Сигал писала: «…действие инстинкта выражено и репрезентировано в психической жизни фантазией удовлетворения этого инстинкта соответствующим объектом… Поскольку инстинкты действуют с самого рождения, можно полагать, что некие примитивные фантазии существуют и действуют также с момента рождения» (Segal, 1964a, p. 191). Подобные примитивные фантазии образуются вследствие соматических и сенсорных ощущений младенца в тесном контакте с телом матери. Они продолжают существовать в виде телесных фантазий и получают выражение в нашей чувствительности к звукам, ритмам, физической дистанции от других или близости к ним, к чужому взгляду, к прикосновению. Они близко соотносятся с ощущением боли/удовольствия и безопасности/опасности.
Чтобы наполниться смыслом, процесс символизации должен находиться в тесном живом контакте с биологическими процессами, аффектами и чувствами (Barrett, 2011). В силу своих особенностей ранние телесные фантазии способны вызывать сильные ощущения в аналитике, привлекая наше внимание к примитивным бессознательным фантазиям, которые не могут быть интегрированы в протекающем одновременно с этим в аналитическом сеансе процессе символизации. При нормальном развитии подобные «психосоматические» ощущения присоединяются к символическому способу функционирования и окрашивают так или иначе манеру, в которой мы общаемся с другими. У некоторых пациентов, сильно подверженных действию ранней тревоги и проявляющихся в семиотической модальности телесных фантазий, подобные состояния могут смещаться относительно отражающего их символического дискурса. Таким образом, сенсорный и аффективный уровни коммуникации, которые Кляйн описывала как «воспоминания в ощущениях [memory in feelings – память в чувствах»[13]

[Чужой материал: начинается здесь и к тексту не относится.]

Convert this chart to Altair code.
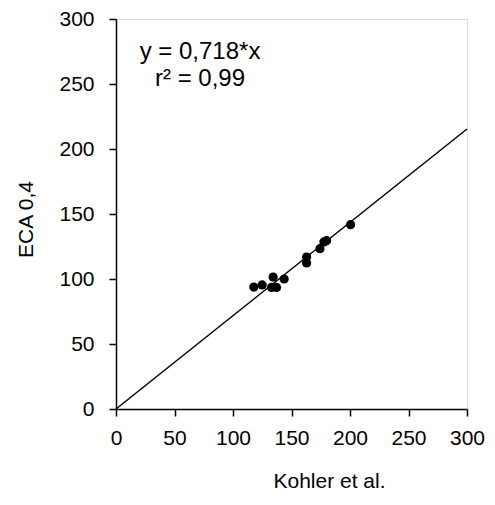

] (Klein, 1961, p. 318; 1975, p. 180), дают нам важный ключ к пониманию переживаемых и проявляющихся в сеансе фантазий и тревог.Г-жа С. стремилась к симбиотическим отношениям, способным избавить ее от потенциального переживания отделенности от других и разлуки в целом. Будучи вынуждена осознать состояние разлуки, она воссоздала объект, который никуда не уехал (не уезжает), переживаемый ею псевдогаллюцинаторным образом. В зависимости от того, что она в него проецировала, объект в ее фантазии обретал разные черты: он мог играть роль суперэго и упрекать ее, бранить ее или нахваливать, но он должен был присутствовать постоянно и не имел права на собственную жизнь. Чтобы удерживать меня в своей фантазии как «хороший» объект, она должна была проецировать в меня себя и всегда иметь меня при себе, отказывая мне в свободе думать и вообще «быть» отдельным от нее объектом. Ее способ поддерживать со мной хорошие отношения состоял в том, чтобы удерживать меня в фантазии как идеализированный объект, слитый с нею во взаимной идентификации нарциссического типа.